____ Dataset excerpt
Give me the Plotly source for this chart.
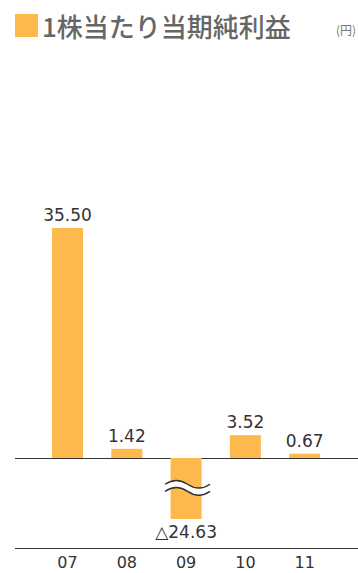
import plotly.graph_objects as go

categories = ["07", "08", "09", "10", "11"]
values = [35.50, 1.42, -24.63, 3.52, 0.67]
break_floor = -9.4  # axis break: bars below this are drawn truncated
title_text = "1株当たり当期純利益"
unit_text = "(円)"

bar_color = "#FDB94C"
line_color = "#333333"
text_color = "#333333"
num_font = "DejaVu Sans, sans-serif"

x_pos = list(range(len(categories)))
shown = [max(v, break_floor) for v in values]
labels = [f"{v:.2f}" if v >= 0 else f"△{abs(v):.2f}" for v in values]

fig = go.Figure()
fig.add_trace(go.Bar(
    x=x_pos, y=shown, width=0.523,
    marker=dict(color=bar_color, line=dict(width=0)),
    text=labels, textposition="outside", cliponaxis=False, constraintext="none",
    textfont=dict(family=num_font, size=17, color=text_color),
))

# wave break mark on the truncated bar
for i, v in enumerate(values):
    if v < break_floor:
        xc = i
        x0, x1 = xc - 0.355, xc + 0.405
        yc = -4.6
        a = 0.5
        g = 0.55
        w = x1 - x0

        def wave(off):
            ya = yc + off
            return (f"M {x0},{ya} "
                    f"C {x0 + w*0.17},{ya + a*1.6} {x0 + w*0.33},{ya + a*1.6} {x0 + w*0.5},{ya} "
                    f"C {x0 + w*0.67},{ya - a*1.6} {x0 + w*0.83},{ya - a*1.6} {x1},{ya}")

        def wave_rev(off):
            ya = yc + off
            return (f"L {x1},{ya} "
                    f"C {x0 + w*0.83},{ya - a*1.6} {x0 + w*0.67},{ya - a*1.6} {x0 + w*0.5},{ya} "
                    f"C {x0 + w*0.33},{ya + a*1.6} {x0 + w*0.17},{ya + a*1.6} {x0},{ya} Z")

        fig.add_shape(type="path", xref="x", yref="y",
                      path=wave(g) + " " + wave_rev(-g),
                      fillcolor="white", line=dict(width=0))
        fig.add_shape(type="path", xref="x", yref="y", path=wave(g),
                      line=dict(color=line_color, width=1.4))
        fig.add_shape(type="path", xref="x", yref="y", path=wave(-g),
                      line=dict(color=line_color, width=1.4))

# title square + title + unit
fig.add_shape(type="rect", xref="paper", yref="paper",
              x0=0.0, x1=0.067, y0=1.0471, y1=1.0943,
              fillcolor=bar_color, line=dict(width=0))
fig.add_annotation(text=title_text, xref="paper", yref="paper",
                   x=0.0729, y=1.0697, xanchor="left", yanchor="middle",
                   showarrow=False,
                   font=dict(family="Noto Sans CJK JP, sans-serif", size=26, color="#666666", weight=500))
fig.add_annotation(text=unit_text, xref="paper", yref="paper",
                   x=1.0, y=1.0615, xanchor="right", yanchor="middle",
                   showarrow=False,
                   font=dict(family="Noto Sans CJK JP, sans-serif", size=12, color="#777777"))

fig.update_layout(
    width=358, height=573,
    margin=dict(l=15, r=0, t=60, b=25),
    paper_bgcolor="white", plot_bgcolor="white",
    showlegend=False,
    xaxis=dict(range=[-0.886, 4.90], tickmode="array", tickvals=x_pos, ticktext=categories,
               showgrid=False, zeroline=False, showline=True, linecolor=line_color, linewidth=1.2,
               ticks="", automargin=False,
               tickfont=dict(family=num_font, size=16, color=text_color)),
    yaxis=dict(range=[-13.89, 61.43], showgrid=False, showticklabels=False, ticks="",
               zeroline=True, zerolinecolor=line_color, zerolinewidth=1.2, showline=False),
)

fig.write_html("out.html")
________
**The task**
Print out the whole of the material word for word, without pictures.

**Solution to this exercise**
Give me the Plotly source for this chart.
import plotly.graph_objects as go

categories = ["07", "08", "09", "10", "11"]
values = [35.50, 1.42, -24.63, 3.52, 0.67]
break_floor = -9.4  # axis break: bars below this are drawn truncated
title_text = "1株当たり当期純利益"
unit_text = "(円)"

bar_color = "#FDB94C"
line_color = "#333333"
text_color = "#333333"
num_font = "DejaVu Sans, sans-serif"

x_pos = list(range(len(categories)))
shown = [max(v, break_floor) for v in values]
labels = [f"{v:.2f}" if v >= 0 else f"△{abs(v):.2f}" for v in values]

fig = go.Figure()
fig.add_trace(go.Bar(
    x=x_pos, y=shown, width=0.523,
    marker=dict(color=bar_color, line=dict(width=0)),
    text=labels, textposition="outside", cliponaxis=False, constraintext="none",
    textfont=dict(family=num_font, size=17, color=text_color),
))

# wave break mark on the truncated bar
for i, v in enumerate(values):
    if v < break_floor:
        xc = i
        x0, x1 = xc - 0.355, xc + 0.405
        yc = -4.6
        a = 0.5
        g = 0.55
        w = x1 - x0

        def wave(off):
            ya = yc + off
            return (f"M {x0},{ya} "
                    f"C {x0 + w*0.17},{ya + a*1.6} {x0 + w*0.33},{ya + a*1.6} {x0 + w*0.5},{ya} "
                    f"C {x0 + w*0.67},{ya - a*1.6} {x0 + w*0.83},{ya - a*1.6} {x1},{ya}")

        def wave_rev(off):
            ya = yc + off
            return (f"L {x1},{ya} "
                    f"C {x0 + w*0.83},{ya - a*1.6} {x0 + w*0.67},{ya - a*1.6} {x0 + w*0.5},{ya} "
                    f"C {x0 + w*0.33},{ya + a*1.6} {x0 + w*0.17},{ya + a*1.6} {x0},{ya} Z")

        fig.add_shape(type="path", xref="x", yref="y",
                      path=wave(g) + " " + wave_rev(-g),
                      fillcolor="white", line=dict(width=0))
        fig.add_shape(type="path", xref="x", yref="y", path=wave(g),
                      line=dict(color=line_color, width=1.4))
        fig.add_shape(type="path", xref="x", yref="y", path=wave(-g),
                      line=dict(color=line_color, width=1.4))

# title square + title + unit
fig.add_shape(type="rect", xref="paper", yref="paper",
              x0=0.0, x1=0.067, y0=1.0471, y1=1.0943,
              fillcolor=bar_color, line=dict(width=0))
fig.add_annotation(text=title_text, xref="paper", yref="paper",
                   x=0.0729, y=1.0697, xanchor="left", yanchor="middle",
                   showarrow=False,
                   font=dict(family="Noto Sans CJK JP, sans-serif", size=26, color="#666666", weight=500))
fig.add_annotation(text=unit_text, xref="paper", yref="paper",
                   x=1.0, y=1.0615, xanchor="right", yanchor="middle",
                   showarrow=False,
                   font=dict(family="Noto Sans CJK JP, sans-serif", size=12, color="#777777"))

fig.update_layout(
    width=358, height=573,
    margin=dict(l=15, r=0, t=60, b=25),
    paper_bgcolor="white", plot_bgcolor="white",
    showlegend=False,
    xaxis=dict(range=[-0.886, 4.90], tickmode="array", tickvals=x_pos, ticktext=categories,
               showgrid=False, zeroline=False, showline=True, linecolor=line_color, linewidth=1.2,
               ticks="", automargin=False,
               tickfont=dict(family=num_font, size=16, color=text_color)),
    yaxis=dict(range=[-13.89, 61.43], showgrid=False, showticklabels=False, ticks="",
               zeroline=True, zerolinecolor=line_color, zerolinewidth=1.2, showline=False),
)

fig.write_html("out.html")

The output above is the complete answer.